Sometimes you take Steven Spielberg for granted. Then you watch one of his films.

Nearly 50 years into his professional directorial career, Spielberg has reminded the world that no one else directs this well and makes it look this easy.

His timely real-life story of press freedom and holding power to account starts slow. Writers Liz Hannah and Josh Singer sketch an impression of a Washington Post newsroom creaking under internal financial constraints and external pressure from a belligerent White House. The character work is strong, but just like Executive Editor Ben Bradlee (Tom Hanks) you can’t help but feel the real story is elsewhere.

The first act slides by a little underwhelmingly, but everything changes when the Post get hold of the explosive Pentagon Papers and the film reveals its true colours. Because for all the passionate speeches, The Post isn’t really about the defence of a free press. It’s about one woman in a man’s world, stuck in no man’s land between her editorial instincts and her paper’s survival.

As Managing Director Katharine Graham, Meryl Streep plays her arc beautifully, growing from a self-conscious outsider to a woman in full command. The nuances in her performance are complex and full of empathy for Graham’s nightmare dilemma, and she is aided by some of Spielberg’s finest directorial flourishes. He is still one of the finest constructors of mise-en-scène around, adding depth to every scene. His camera guides you through every room, catching glances and gestures in so natural and potent a manner that it seems Spielberg’s way is the only way this moment could have ever happened.
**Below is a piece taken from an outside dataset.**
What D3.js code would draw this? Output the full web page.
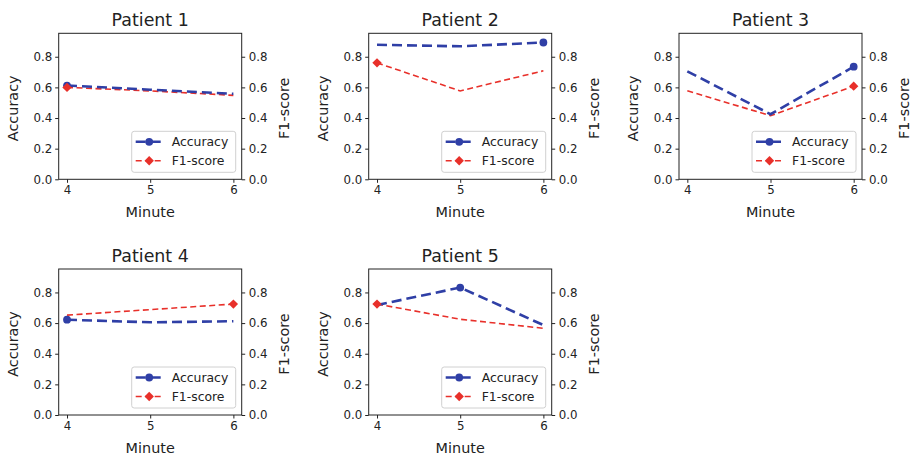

The Post starts slow but packs a punch, with its incredible lead performances and a final hour which is among the best that Spielberg’s ever put on a big screen.

RATING: 4/5


INFORMATION

CAST: Meryl Streep, Tom Hanks, Bob Odenkirk, Jesse Plemons, Tracy Letts

DIRECTOR: Steven Spielberg

WRITERS: Liz Hannah and Josh Singer

SYNOPSIS: A cover-up that spanned four U.S. Presidents pushed the country’s first female newspaper publisher and a hard-driving editor to join an unprecedented battle between journalist and government.